Craftswoman House is honored to present Bloodlines, an evening of video and performance from 7-9pm in conjunction with the closing of the exhibition Stemma. Like the matriarchs of the second-wave, these artists make work that reflects women’s lives and experiences. They explore subjects of gender, identity, domestic life, and the female body, through video and performance.

Daddy in Furs, Katie Cercone’s contemporary version of Sacher-Masoch’s Venus in Furs, is a playful narrative about gender, race, and class, as two androgynous youths grapple with issues of idealized love. Daddy in Furs satires the affairs of the consumer doomed to privatize what is actually a collective experience of isolation and escape. Cercone’s Queen Candy Bile records a private act of (trans)aggression acted out against a duo of tween heartthrobs. The work recalls the artist’s tortured bulimic youth and paints a rainbow sherbet bridge between the consumption of sweets, icons, and popular music, as she turns them into a prosthetic boyfriend.

Audrey Chan is a Los Angeles-based artist, writer, and educator whose work addresses civic discourse, rhetoric, and the feminist construct of “the personal is political.” She will perform her homage to feminist powerhouse Judy Chicago.

Jeseca Dawson is a video performance artist and photographer who explores issues around systemic violence in American culture. Her video, Girlfriend I depicts a M.I.L.F. gone wild in an ecstatic expression of patriotism in her own kitchen. The work is inspired by second-wave feminist video art that focuses on issues around identity and self-worth.

Jessica Dolence’s Drift negotiates the space between land and water through non-linear narratives and hybridized digital abstractions. Maya Deren’s At Land plays on the television, as an audible rhythm echoes through the space calling up images of the sea. The landscape becomes dislocated as Deren moves and adapts to a new territory.

Kara Hearn’s E.T. is part of her series Reincarnated Scenes. The series features her efforts to degrade and venerate the heroics of Hollywood movies through reenactments. She uses the most straightforward techniques of cinema to recreate narratives that are stripped of everything but the pathos inherent in the medium.

In The Playfulness of Being Amnesiac I, Gelare Khoshgozaran recreates a game that was popular in the schools of Iran where she was born and raised. Reminiscent of the Halloween game of bobbing for apples, a person tries to bite an apple hanging from a string that is held by another person who has relative agency and control over it. Khoshgozaran recontextualizes the game as a performance in her studio, showing the exhaustion and dizziness of the obsessive action. The repetition of the gesture has a numbing effect that creates a condition of amnesia, allowing one to forget the pain, endure, and repeat the struggle.

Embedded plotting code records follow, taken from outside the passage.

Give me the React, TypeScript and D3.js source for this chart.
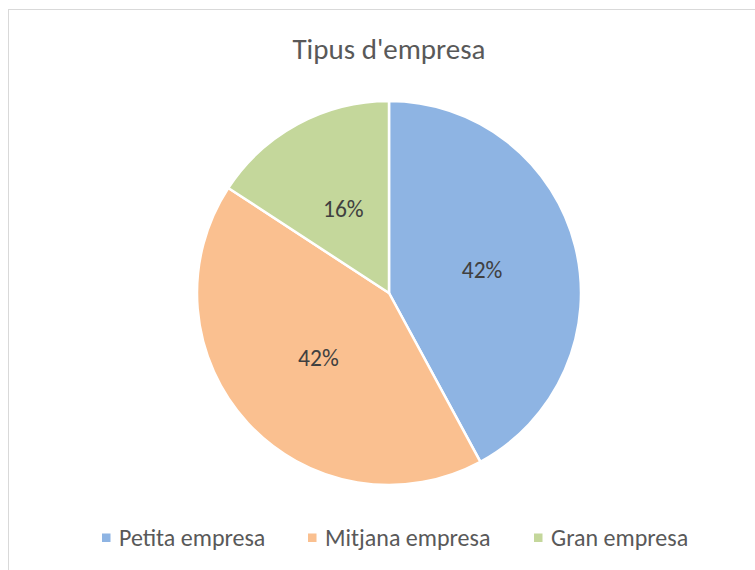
import * as d3 from "d3";
import React from "react";

const categories = ["Petita empresa", "Mitjana empresa", "Gran empresa"];
const values = [8, 8, 3];
const colors = ["#8EB4E3", "#FAC090", "#C4D79B"];
const title = "Tipus d'empresa";

const width = 755;
const height = 570;
const cx = 389;
const cy = 293;
const radius = 192;
const font = "Calibri, Carlito, 'Open Sans', sans-serif";

export default function App() {
  const total = d3.sum(values);
  const pie = d3.pie<number>().sort(null).value((d) => d);
  const arcs = pie(values);
  const arc = d3.arc<d3.PieArcDatum<number>>().innerRadius(0).outerRadius(radius);
  const fmt = d3.format(".0%");

  // legend entries, positioned to match the reference
  const legendX = [102, 308, 534];

  return (
    <svg
      width={width}
      height={height}
      style={{ position: "absolute", left: 0, top: 0, background: "#fff" }}
      fontFamily={font}
    >
      <rect x={8.5} y={9.5} width={width} height={height} fill="#fff" stroke="#D9D9D9" strokeWidth={1} />
      <text x={cx} y={59} textAnchor="middle" fontSize={29} fill="#595959">
        {title}
      </text>
      <g transform={`translate(${cx},${cy})`}>
        {arcs.map((a, i) => (
          <path key={categories[i]} d={arc(a) || ""} fill={colors[i]} stroke="#fff" strokeWidth={2.5} />
        ))}
        {arcs.map((a, i) => {
          const [x, y] = arc.centroid(a);
          return (
            <text key={i} x={x} y={y} dy="0.35em" textAnchor="middle" fontSize={23.5} fill="#404040">
              {fmt(values[i] / total)}
            </text>
          );
        })}
      </g>
      <g>
        {categories.map((c, i) => (
          <g key={c} transform={`translate(${legendX[i]},538)`}>
            <rect x={0} y={-4.5} width={8.5} height={8.5} fill={colors[i]} />
            <text x={17} y={0} dy="0.35em" fontSize={24} fill="#595959">
              {c}
            </text>
          </g>
        ))}
      </g>
    </svg>
  );
}
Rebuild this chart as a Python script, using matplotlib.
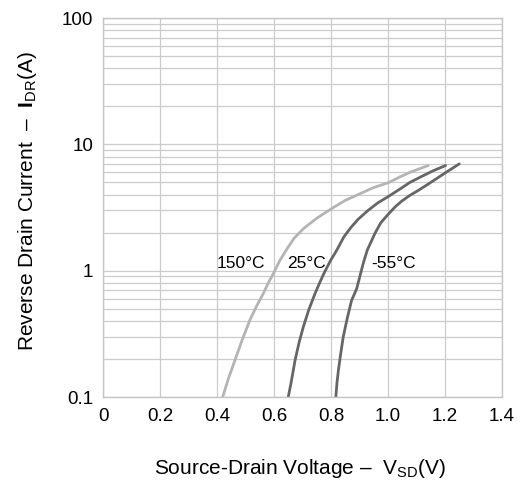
import matplotlib
matplotlib.use("Agg")
import matplotlib.pyplot as plt
from matplotlib.ticker import FixedLocator, FixedFormatter, LogLocator, NullFormatter

plt.rcParams['font.family'] = ['Liberation Sans', 'DejaVu Sans']
plt.rcParams['mathtext.fontset'] = 'custom'
plt.rcParams['mathtext.rm'] = 'Liberation Sans'
plt.rcParams['mathtext.it'] = 'Liberation Sans'
plt.rcParams['mathtext.bf'] = 'Liberation Sans:bold'

# curves: (V_SD, I_DR)
v_150 = [0.42, 0.44, 0.463, 0.49, 0.516, 0.54, 0.5625, 0.58, 0.60, 0.62, 0.644, 0.67,
         0.703, 0.75, 0.802, 0.85, 0.902, 0.95, 1.004, 1.04, 1.077, 1.11, 1.141]
i_150 = [0.1, 0.14, 0.196, 0.29, 0.41, 0.53, 0.66, 0.80, 0.97, 1.2, 1.47, 1.8,
         2.15, 2.6, 3.1, 3.6, 4.07, 4.55, 5.0, 5.5, 6.0, 6.4, 6.8]

v_25 = [0.65, 0.66, 0.674, 0.688, 0.703, 0.722, 0.744, 0.76, 0.775, 0.798, 0.82,
        0.845, 0.87, 0.895, 0.93, 0.965, 1.0, 1.04, 1.077, 1.12, 1.16, 1.202]
i_25 = [0.1, 0.13, 0.196, 0.27, 0.36, 0.49, 0.66, 0.80, 0.95, 1.2, 1.45,
        1.85, 2.2, 2.55, 3.0, 3.45, 3.85, 4.4, 5.0, 5.6, 6.2, 6.8]

v_m55 = [0.817, 0.821, 0.826, 0.834, 0.843, 0.857, 0.872, 0.89, 0.913, 0.927, 0.954,
         0.975, 1.001, 1.025, 1.048, 1.077, 1.105, 1.135, 1.17, 1.202, 1.25]
i_m55 = [0.1, 0.13, 0.163, 0.22, 0.30, 0.42, 0.58, 0.72, 1.14, 1.45, 1.97,
         2.4, 2.8, 3.2, 3.55, 3.95, 4.3, 4.75, 5.35, 5.97, 7.0]

labels = ["150°C", "25°C", "-55°C"]
label_x = [0.40, 0.645, 0.94]
label_y = 1.15

x_ticks = [0, 0.2, 0.4, 0.6, 0.8, 1.0, 1.2, 1.4]
x_tick_labels = ["0", "0.2", "0.4", "0.6", "0.8", "1.0", "1.2", "1.4"]
y_ticks = [0.1, 1, 10, 100]
y_tick_labels = ["0.1", "1", "10", "100"]

fig = plt.figure(figsize=(5.24, 4.83), dpi=100)
ax = fig.add_axes([0.1966, 0.178, 0.7614, 0.7847])

ax.plot(v_150, i_150, color="#b4b4b4", lw=2.0, solid_capstyle="round", solid_joinstyle="round")
ax.plot(v_25, i_25, color="#666666", lw=2.0, solid_capstyle="round", solid_joinstyle="round")
ax.plot(v_m55, i_m55, color="#666666", lw=2.0, solid_capstyle="round", solid_joinstyle="round")

for t, x in zip(labels, label_x):
    ax.text(x, label_y, t, fontsize=12.5, ha="left", va="center")

ax.set_yscale("log")
ax.set_xlim(0, 1.4)
ax.set_ylim(0.1, 100)

ax.xaxis.set_major_locator(FixedLocator(x_ticks))
ax.xaxis.set_major_formatter(FixedFormatter(x_tick_labels))
ax.yaxis.set_major_locator(FixedLocator(y_ticks))
ax.yaxis.set_major_formatter(FixedFormatter(y_tick_labels))
ax.yaxis.set_minor_locator(LogLocator(base=10, subs=range(2, 10)))
ax.yaxis.set_minor_formatter(NullFormatter())

ax.tick_params(axis="both", which="both", length=0, labelsize=13.5)
ax.tick_params(axis="x", pad=8)
ax.tick_params(axis="y", pad=7)

ax.grid(True, which="both", color="#cccccc", lw=0.9)
ax.set_axisbelow(True)
for s in ax.spines.values():
    s.set_color("#c4c4c4")
    s.set_linewidth(1.0)

fig.text(0.573, 0.031, r"Source-Drain Voltage –  V$_{\mathrm{SD}}$(V)",
         fontsize=15, ha="center", va="center")
fig.text(0.052, 0.584, r"Reverse Drain Current  –  $\mathbf{I}_{\mathrm{DR}}$(A)",
         fontsize=15, ha="center", va="center", rotation=90)

fig.savefig("out.png", dpi=100)
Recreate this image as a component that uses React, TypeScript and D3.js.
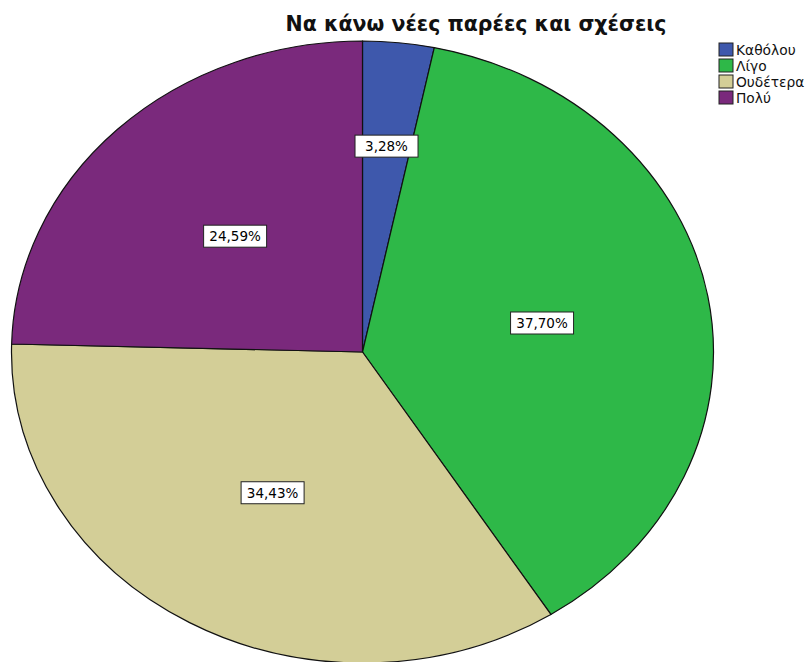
import React from "react";
import * as d3 from "d3";

const title = "Να κάνω νέες παρέες και σχέσεις";
const categories = ["Καθόλου", "Λίγο", "Ουδέτερα", "Πολύ"];
const counts = [2, 23, 21, 15];
const colors = ["#3E58AC", "#2EB848", "#D3CE97", "#7A297C"];

const W = 809;
const H = 662;
const cx = 362.5;
const cy = 352;
const rx = 351;
const ry = 311;
const R = 100;

export default function App() {
  const total = d3.sum(counts);
  const pie = d3.pie<number>().sort(null).value((d) => d);
  const arcs = pie(counts);
  const arc = d3.arc<d3.PieArcDatum<number>>().innerRadius(0).outerRadius(R);
  const fmt = (v: number) => (v * 100).toFixed(2).replace(".", ",") + "%";

  return (
    <svg width={W} height={H} style={{ position: "absolute", left: 0, top: 0, background: "#fff" }}
      fontFamily="'DejaVu Sans', Verdana, sans-serif">
      <g transform={`translate(${cx},${cy}) scale(${rx / R},${ry / R})`}>
        {arcs.map((a, i) => (
          <path key={i} d={arc(a) || ""} fill={colors[i]} stroke="#111" strokeWidth={1.2}
            vectorEffect="non-scaling-stroke" />
        ))}
      </g>
      {arcs.map((a, i) => {
        const mid = (a.startAngle + a.endAngle) / 2;
        const half = (a.endAngle - a.startAngle) / 2;
        let f = (2 * Math.sin(half)) / (3 * half);
        if (a.data / total > 0.1) f = Math.min(f, 0.52);
        const x = cx + rx * Math.sin(mid) * f;
        const y = cy - ry * Math.cos(mid) * f;
        const bw = 63, bh = 22;
        return (
          <g key={i}>
            <rect x={x - bw / 2} y={y - bh / 2} width={bw} height={bh} fill="#fff" stroke="#222" strokeWidth={1} />
            <text x={x} y={y + 5} textAnchor="middle" fontSize={13.5} fill="#000">{fmt(a.data / total)}</text>
          </g>
        );
      })}
      <text x={476} y={31} textAnchor="middle" fontSize={20.5} fontWeight="bold" fill="#111">{title}</text>
      {categories.map((c, i) => (
        <g key={c} transform={`translate(719,${43 + i * 16})`}>
          <rect x={0} y={0} width={14} height={13} fill={colors[i]} stroke="#222" strokeWidth={1} />
          <text x={17} y={12} fontSize={13.8} fill="#111">{c}</text>
        </g>
      ))}
    </svg>
  );
}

Michele Jaquis’ unitl i can speak my mind was inspired by a recurring dream that she and her twin sister had for several years. “In the dream we are chewing gum and no matter how much gum we attempt to remove from our mouths there is always too much still inside. My sister believes that once she is given, or gives herself, permission to voice her opinion about a pressing issue, the dreams subside.”

Melissa Potter’s Boy Brides & Bachelors is an animated video shot on a cold January night in Southeastern Serbia during a ritual called Surovar in which men dress as women and engage in pretend sexual acts with village bachelors. Potter uses stop motion animation to engage questions about the underlying meanings of the ritual, as she brings attention to her inability to translate the mysterious pagan ceremony, and complicated nuances of gender itself.

Linda Ravenswood recollects detritus of her life in the city of Los Angeles, through impressionistic works that are part narrative and part ceremony. Her performance When my back is turned, explores a desire to engage her memories of “otherness” through a tension between immobility and growth.

As a woman artist from Iran, Nooshin Rostami’s art practice explores the doubts, questions, and fears that she never dared to express inside her home country. Her video Prayer, questions the “godly duties” that are foisted upon young Muslim boys and girls, as they are expected to faithfully assume their religious obligations. The video juxtaposes a recording of Azan -the call for prayer- from Iranian national TV, with a private ritual.